CircleRadon / Osprey

[CVPR2024] The code for "Osprey: Pixel Understanding with Visual Instruction Tuning"
Apache License 2.0
744 stars 42 forks source link

How to evaluate the Open-Vocabulary Segmentation results in Table 2? #5

Open Glupapa opened 8 months ago

Glupapa commented 8 months ago

Hi,

Thank you for sharing your impressive work!

I got confused about Table 2: How are the open vocabulary segmentation metrics calculated?
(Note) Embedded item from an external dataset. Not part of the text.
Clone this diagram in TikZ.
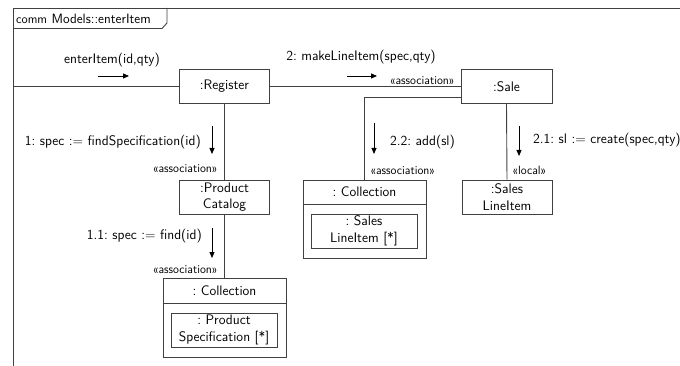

Also, could you please explain how Osprey outputs the mask to calculate these metrics?

Thanks for your help!

CircleRadon commented 8 months ago

Hi, @Glupapa For open-vocabulary segmentation, all approaches employ ground truth boxes/masks as input to assess regional recognition capability. We leverage the semantic similarity as the matching measurement to calculate these metrics. We will release the codes for performance evaluation. Actually, the current version of Osprey lacks the capability to generate output masks.

Glupapa commented 8 months ago

Thanks for your prompt response! I noticed that the metrics used on Cityscapes and ADE20K-150 in Table2 are PQ, AP and mIoU, so I'm curious about how to calculate these metrics if Osprey may not output a mask. Could you please shed some light on this? Thank you once again for your assistance.

CircleRadon commented 8 months ago

@Glupapa The groundtruth masks are used in calculating these metrics.